Böyle bir kararın, ancak, Adalet Bakanlığı aracılığıyla kanun yararına temyiz edilmesi koşuluyla Yargıtay’ca incelenmesi olanaklıdır. Öte yandan, değinilen ve kesinleşen yerel mahkeme kararında Hazine ve Köy Tüzel Kişiliği taraf olmadığı için söz konusu karar bu kuruluşlar aleyhine kesin hüküm oluşturmayacaktır. Bir başka anlatımla, Hazine yada Köy Tüzel Kişiliğinin söz konusu kararla oluşturulan tapu kaydının iptali için her zaman dava açma hak ve yetkileri bulunmaktadır.

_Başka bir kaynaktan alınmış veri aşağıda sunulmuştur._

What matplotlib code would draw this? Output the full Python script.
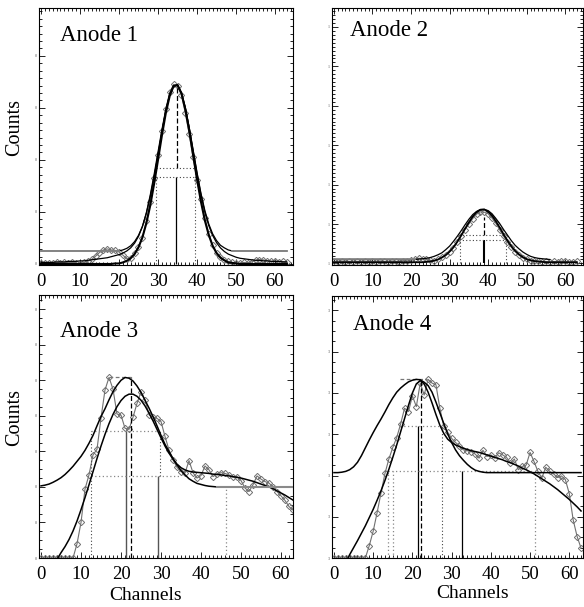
import numpy as np
import matplotlib.pyplot as plt
from matplotlib.ticker import MultipleLocator, AutoMinorLocator

plt.rcParams['font.family'] = ['Liberation Serif', 'DejaVu Serif']

chan = np.arange(64)
xtick_vals = [0, 10, 20, 30, 40, 50, 60]
xtick_text = ['0', '10', '20', '30', '40', '50', '60']

# ---------------- Anode 1 ----------------
a1_counts = [0.02, 0.01, 0.02, 0.02, 0.03, 0.02, 0.03, 0.02, 0.03, 0.02,
             0.00, 0.03, 0.05, 0.09, 0.15, 0.22, 0.27, 0.29, 0.27, 0.26,
             0.23, 0.17, 0.10, 0.12, 0.21, 0.33, 0.50, 0.82, 1.20, 1.66,
             2.10, 2.55, 2.98, 3.30, 3.45, 3.42, 3.25, 2.90, 2.50, 2.05,
             1.62, 1.25, 0.88, 0.58, 0.36, 0.22, 0.14, 0.08, 0.05, 0.03,
             0.02, 0.01, 0.03, 0.02, 0.04, 0.07, 0.08, 0.08, 0.06, 0.05,
             0.06, 0.04, 0.05, 0.03]
a1_gauss = [0.0] * 18 + [0.00, 0.01,
            0.01, 0.03, 0.06, 0.11, 0.19, 0.32, 0.51, 0.78, 1.12, 1.54,
            2.00, 2.47, 2.90, 3.23, 3.42, 3.44, 3.28, 2.97, 2.56, 2.09,
            1.63, 1.20, 0.84, 0.56, 0.35, 0.21, 0.12, 0.07, 0.03, 0.02,
            0.01] + [0.0] * 13
a1_tail = [0.03, 0.03, 0.03, 0.03, 0.04, 0.04, 0.04, 0.05, 0.05, 0.05,
           0.06, 0.06, 0.07, 0.08, 0.09, 0.10, 0.11, 0.12, 0.14, 0.16,
           0.18, 0.21, 0.25, 0.31, 0.40, 0.53, 0.72, 0.98, 1.32, 1.72,
           2.15, 2.58, 2.97, 3.27, 3.43, 3.44, 3.29, 3.00, 2.62, 2.18,
           1.74, 1.34, 1.00, 0.74, 0.55, 0.41, 0.31, 0.24, 0.19, 0.16,
           0.13, 0.11, 0.10, 0.09, 0.08, 0.07, 0.07, 0.06, 0.06, 0.05,
           0.05, 0.05, 0.04, 0.04]
a1_bg = 0.25
a1_bgfit = [0.25] * 21 + [0.27, 0.30, 0.35, 0.43, 0.55, 0.72, 0.97, 1.29, 1.67,
                          2.10, 2.54, 2.94, 3.25, 3.42, 3.44, 3.29, 3.01, 2.62, 2.19,
                          1.76, 1.36, 1.03, 0.77, 0.58, 0.45, 0.36, 0.31, 0.27] + [0.25] * 15
a1_centre, a1_peak = 34.6, 3.45
a1_lo, a1_hi = 29.5, 39.6
a1_lev = (1.68, 1.85)

# ---------------- Anode 2 ----------------
a2_counts = [0.05, 0.03, 0.06, 0.04, 0.05, 0.03, 0.05, 0.04, 0.06, 0.03,
             0.05, 0.04, 0.06, 0.05, 0.03, 0.06, 0.05, 0.04, 0.07, 0.06,
             0.09, 0.11, 0.13, 0.12, 0.10, 0.08, 0.06, 0.10, 0.16, 0.22,
             0.30, 0.40, 0.55, 0.70, 0.86, 1.00, 1.14, 1.25, 1.31, 1.30,
             1.26, 1.15, 1.02, 0.85, 0.69, 0.54, 0.41, 0.30, 0.21, 0.14,
             0.10, 0.07, 0.05, 0.06, 0.04, 0.05, 0.03, 0.05, 0.04, 0.06,
             0.05, 0.03, 0.04, 0.05]
a2_gauss = [0.03] * 24 + [0.04, 0.05, 0.07, 0.10, 0.15, 0.21, 0.30, 0.41, 0.55, 0.71,
                          0.88, 1.04, 1.19, 1.30, 1.36, 1.37, 1.31, 1.21, 1.07, 0.91,
                          0.74, 0.58, 0.44, 0.32, 0.23, 0.16, 0.11, 0.08, 0.06, 0.05,
                          0.04] + [0.03] * 9
a2_bg = 0.10
a2_bgfit = [0.10] * 22 + [0.11, 0.12, 0.13, 0.15, 0.18, 0.22, 0.27, 0.35, 0.44, 0.56,
                          0.69, 0.83, 0.98, 1.12, 1.24, 1.32, 1.37, 1.37, 1.34, 1.26,
                          1.14, 1.01, 0.86, 0.72, 0.58, 0.46, 0.37, 0.29, 0.23, 0.18,
                          0.15, 0.13, 0.12, 0.11, 0.10] + [None] * 7
a2_centre, a2_peak = 38.8, 1.34
a2_lo, a2_hi = 32.6, 44.5
a2_lev = (0.59, 0.72)

# ---------------- Anode 3 ----------------
a3_counts = [0.0] * 9 + [0.40, 1.00, 1.94, 2.34, 2.90, 3.06, 3.94, 4.73, 5.08,
                         4.75, 4.05, 4.02, 3.65, 3.62, 3.96, 4.35, 4.68, 4.45, 4.03,
                         3.97, 3.93, 3.84, 3.42, 3.04, 2.76, 2.55, 2.43, 2.39, 2.74,
                         2.40, 2.25, 2.32, 2.59, 2.48, 2.29, 2.37, 2.40, 2.38, 2.34,
                         2.27, 2.29, 2.18, 1.97, 1.87, 2.06, 2.31, 2.22, 2.15, 2.11,
                         1.99, 1.87, 1.75, 1.62, 1.45, 1.35]
a3_bg = 2.00
a3_wide = [2.03, 2.05, 2.08, 2.13, 2.19, 2.26, 2.35, 2.46, 2.58, 2.72,
           2.86, 3.03, 3.23, 3.45, 3.72, 3.98, 4.20, 4.45, 4.68, 4.86,
           5.00, 5.08, 5.06, 4.98, 4.84, 4.66, 4.44, 4.22, 3.98, 3.72,
           3.45, 3.20, 3.00, 2.80, 2.62, 2.46, 2.34, 2.23, 2.16, 2.10,
           2.07, 2.04, 2.02, 2.01] + [2.00] * 20
a3_shape = [-0.90, -0.68, -0.46, -0.24, -0.04, 0.15, 0.32, 0.52, 0.76, 1.04,
            1.36, 1.70, 2.06, 2.43, 2.80, 3.15, 3.48, 3.78, 4.04, 4.26,
            4.43, 4.55, 4.61, 4.61, 4.55, 4.44, 4.28, 4.08, 3.86, 3.62,
            3.38, 3.15, 2.95, 2.78, 2.64, 2.54, 2.48, 2.44, 2.42, 2.41,
            2.40, 2.39, 2.38, 2.36, 2.35, 2.34, 2.32, 2.31, 2.29, 2.27,
            2.25, 2.22, 2.19, 2.16, 2.12, 2.08, 2.04, 2.00, 1.95, 1.89,
            1.83, 1.77, 1.70, 1.63]
a3_centre, a3_dash, a3_peak = 21.2, 22.4, 5.08
a3_top = (17.0, 22.5)
a3_lev = (2.31, 3.56)
a3_lo, a3_hi, a3_hi2, a3_far = 12.4, 29.8, 29.2, 46.2

# ---------------- Anode 4 ----------------
a4_counts = [0.0] * 9 + [0.30, 0.65, 1.10, 1.58, 2.05, 2.40, 2.68, 2.92, 3.25, 3.63,
                         3.55, 3.93, 3.67, 4.24, 3.95, 4.33, 4.24, 4.20, 3.63, 3.19,
                         3.05, 2.90, 2.80, 2.72, 2.62, 2.60, 2.58, 2.52, 2.42, 2.61,
                         2.46, 2.50, 2.42, 2.55, 2.50, 2.44, 2.30, 2.40, 2.14, 2.22,
                         2.25, 2.56, 2.34, 2.10, 1.94, 2.20, 2.10, 2.04, 1.95, 1.99,
                         1.90, 1.56, 0.92, 0.52, 0.24]
a4_bg = 2.07
a4_wide = [2.07, 2.07, 2.08, 2.10, 2.14, 2.21, 2.32, 2.48, 2.67, 2.86,
           3.04, 3.21, 3.37, 3.54, 3.72, 3.88, 4.02, 4.12, 4.20, 4.27,
           4.31, 4.33, 4.32, 4.26, 4.18, 4.02, 3.78, 3.52, 3.26, 3.01,
           2.80, 2.62, 2.48, 2.37, 2.27, 2.19, 2.13, 2.10, 2.08] + [2.07] * 25
a4_shape = [-0.62, -0.44, -0.27, -0.10, 0.08, 0.25, 0.42, 0.60, 0.78, 0.98,
            1.18, 1.40, 1.63, 1.88, 2.15, 2.44, 2.74, 3.06, 3.38, 3.70,
            4.00, 4.22, 4.30, 4.22, 4.02, 3.76, 3.48, 3.22, 3.02, 2.88,
            2.80, 2.74, 2.70, 2.66, 2.63, 2.60, 2.58, 2.56, 2.53, 2.50,
            2.47, 2.44, 2.41, 2.38, 2.34, 2.31, 2.27, 2.23, 2.18, 2.14,
            2.09, 2.04, 1.98, 1.92, 1.86, 1.80, 1.73, 1.66, 1.58, 1.50,
            1.42, 1.33, 1.24, 1.14]
a4_centre, a4_dash, a4_peak = 21.3, 22.1, 4.33
a4_top = (16.8, 23.7)
a4_lev = (2.11, 3.20)
a4_lo, a4_lo2, a4_hi, a4_hi2, a4_far = 13.9, 15.1, 27.5, 32.6, 51.3


def frame(ax, xmax, ylim, ylabels, nminor):
    ax.set_xlim(-0.5, xmax)
    ax.set_ylim(*ylim)
    ax.set_xticks(xtick_vals)
    ax.set_xticklabels(xtick_text)
    ax.xaxis.set_minor_locator(MultipleLocator(1))
    ax.set_yticks(range(len(ylabels)))
    ax.set_yticklabels(ylabels)
    ax.yaxis.set_minor_locator(AutoMinorLocator(nminor))
    ax.tick_params(which='both', direction='in', top=True, right=True, width=0.6)
    ax.tick_params(which='major', length=4)
    ax.tick_params(which='minor', length=2)
    ax.tick_params(axis='x', labelsize=13.5, pad=6)
    ax.tick_params(axis='y', labelsize=3, pad=1.5, labelcolor='#555555')
    for s in ax.spines.values():
        s.set_linewidth(0.8)


def points(ax, y):
    ax.plot(chan, y, '-', color='#707070', lw=0.8, marker='D', ms=3.2,
            mfc='none', mec='#707070', mew=0.7, zorder=2)


def fit(ax, y, lw, bg=None):
    y = np.array(y, dtype=float)
    ax.plot(chan, y, color='black', lw=lw, zorder=3)
    if bg is not None:
        ax.plot(chan, np.where(np.isclose(y, bg), y, np.nan), color='#8a8a8a',
                lw=lw + 0.4, zorder=3.5)


dot = dict(color='#444444', lw=0.8, linestyles=(0, (1, 2)))
gdot = dict(color='#888888', lw=0.9, linestyles=(0, (1, 2)))
dash = dict(color='black', lw=0.9, linestyles=(0, (4, 2)))

fig = plt.figure(figsize=(5.84, 6.07), dpi=100)
ax1 = fig.add_axes([0.0668, 0.5634, 0.4349, 0.4234])
ax2 = fig.add_axes([0.5685, 0.5634, 0.4298, 0.4234])
ax3 = fig.add_axes([0.0668, 0.0807, 0.4349, 0.4333])
ax4 = fig.add_axes([0.5685, 0.0807, 0.4298, 0.4316])

# Anode 1
frame(ax1, 64.6, (-0.02, 4.92), ['0'] * 5, 7)
points(ax1, a1_counts)
fit(ax1, a1_tail, 0.9)
fit(ax1, a1_bgfit, 0.9, a1_bg)
fit(ax1, a1_gauss, 1.5)
ax1.vlines(a1_centre, 0, a1_lev[0], color='black', lw=0.9)
ax1.vlines(a1_centre + 0.2, a1_lev[1], a1_peak, **dash)
ax1.hlines(a1_lev, a1_lo, a1_hi + 0.2, **dot)
ax1.vlines(a1_lo, 0, a1_lev[0], **dot)
ax1.vlines(a1_hi, 0, a1_lev[1], **dot)
ax1.text(0.083, 0.87, 'Anode 1', transform=ax1.transAxes, fontsize=16.5, va='baseline')

# Anode 2
frame(ax2, 64.6, (-0.04, 6.48), ['1'] * 7, 10)
points(ax2, a2_counts)
fit(ax2, a2_bgfit, 0.9, a2_bg)
fit(ax2, a2_gauss, 1.3)
ax2.vlines(a2_centre, 0, a2_lev[0], color='black', lw=1.5)
ax2.vlines(a2_centre, a2_lev[1], a2_peak - 0.15, **dash)
ax2.hlines(a2_lev, a2_lo - 0.2, a2_hi, **dot)
ax2.vlines(a2_lo, 0, a2_lev[1], **dot)
ax2.vlines(a2_hi, 0, a2_lev[0], **dot)
ax2.text(0.072, 0.891, 'Anode 2', transform=ax2.transAxes, fontsize=16.5, va='baseline')

# Anode 3
frame(ax3, 63.0, (0, 7.4), ['0'] * 8, 4)
points(ax3, a3_counts)
fit(ax3, a3_shape, 1.1)
fit(ax3, a3_wide, 1.1, a3_bg)
ax3.vlines(a3_centre, 0, a3_lev[1], color='#555555', lw=1.0)
ax3.vlines(a3_dash, 0, a3_peak, **dash)
ax3.hlines(a3_peak, *a3_top, color='#777777', lw=0.9, linestyles=(0, (3, 2)))
ax3.hlines(a3_lev[1], a3_lo, a3_hi, **gdot)
ax3.hlines(a3_lev[0], a3_lo, 35.0, **gdot)
ax3.vlines(a3_lo, 0, a3_lev[1], **dot)
ax3.vlines(a3_hi, a3_lev[0], a3_lev[1], **dot)
ax3.vlines(a3_hi2, 0, a3_lev[0], color='#555555', lw=1.0)
ax3.vlines(a3_far, 0, a3_bg, **gdot)
ax3.text(0.083, 0.84, 'Anode 3', transform=ax3.transAxes, fontsize=16.5, va='baseline')

# Anode 4
frame(ax4, 63.5, (0, 6.35), ['3'] * 7, 4)
points(ax4, a4_counts)
fit(ax4, a4_shape, 1.1)
fit(ax4, a4_wide, 1.1)
ax4.vlines(a4_centre, 0, a4_lev[1], color='black', lw=0.9)
ax4.vlines(a4_dash, 0, a4_peak, **dash)
ax4.hlines(a4_peak, *a4_top, color='#777777', lw=0.9, linestyles=(0, (3, 2)))
ax4.hlines(a4_lev[1], a4_top[0], a4_hi - 0.4, **gdot)
ax4.hlines(a4_lev[0], a4_lo, a4_far - 0.6, **gdot)
ax4.vlines([a4_lo, a4_lo2], 0, a4_lev[0], **gdot)
ax4.vlines(a4_hi, 0, a4_lev[1], **dot)
ax4.vlines(a4_hi2, 0, a4_lev[0], color='black', lw=0.9)
ax4.vlines(a4_far, 0, a4_bg, **gdot)
ax4.text(0.084, 0.87, 'Anode 4', transform=ax4.transAxes, fontsize=16.5, va='baseline')

fig.text(15 / 584, 1 - 128 / 607, 'Counts', rotation=90, ha='center', va='center', fontsize=14.5)
fig.text(15 / 584, 1 - 418 / 607, 'Counts', rotation=90, ha='center', va='center', fontsize=14.5)
fig.text(146 / 584, 1 - 596 / 607, 'Channels', ha='center', va='center', fontsize=14)
fig.text(473 / 584, 1 - 594 / 607, 'Channels', ha='center', va='center', fontsize=14)

fig.savefig('out.png', dpi=100)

Tüm bu nedenlerle, yasal hasım olması gerekirken, davanın hiçbir aşamasında husumet yöneltilmeyen Hazine temsilcisi tarafından yapılan temyiz itirazları somut olaya özgü olarak taraf ve sıfat yokluğu nedeniyle reddi gerekmektedir. Sonuç olarak, Hazine temsilcisinin temyiz itirazlarının yukarıda açıklanan gerekçelerle REDDİNE, 21.3.2011 tarihinde oybirliğiyle karar verildi.